In the 2001 Broadway version songs and dance numbers were added, such as “When you got it, flaunt it,” which introduces the Swedish scene-stealing Ulla, played by Katie Barna, an actress so statuesque as to make Lady Liberty in the New York harbor seem like a Muppet. She arrives to be the secretary at the new production company, and immediately turns both men into jelly.
In the Moonlight production Bialystock is played by Jamie Torcellini, who definitely channels the Nathan Lane version, and in fact somewhat resembles him. When Bloom shows up at his office to do his books and informs him that they are a disaster, he muses that it would be possible to make a financial killing if one were to deliberately put on a bad show that was doomed to fail.

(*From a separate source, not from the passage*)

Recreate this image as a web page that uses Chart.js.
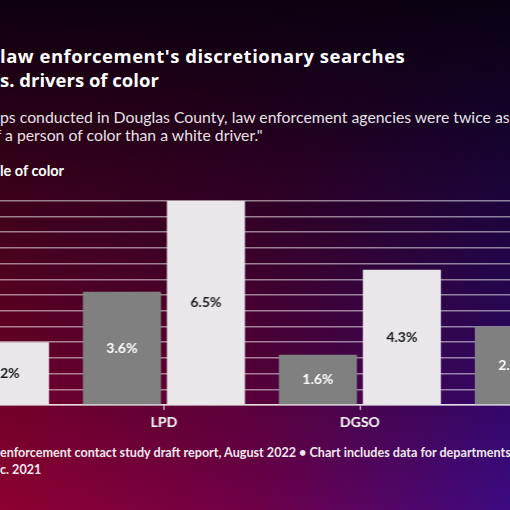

In “I wanna be a producer” Bialystock convinces Bloom to leave his soul-crushing job and take a chance on success.
So they set off to find such a bomb. When they find a musical written by one of Hitler’s adoring minions, a loony character named Franz Liebkind (Luke H. Jacobs) who lives on the top of a skyscraper where he raises pigeons. Bialystock invites Bloom to smell and touch the cover of the script. “It’s the Mother Lode!” he says reverently.
They go off in search of directors and actors who will match the awfulness of the script.
But “Springtime for Hitler,” where Hitler is portrayed as a chump and a buffoon and Nazis put on Busby Berkeley style dance numbers, turns out to be an unexpected success, which creates all sorts of problems for the boys.
The play is delightful, wicked fun that hasn’t lost an ounce of its satirical edge, even though the material is almost 60 years old.
The direction and the sets of this production are outstanding, as with most Moonlight productions. Like me, you will find “Springtime for Hitler,” occupying your head for days on end.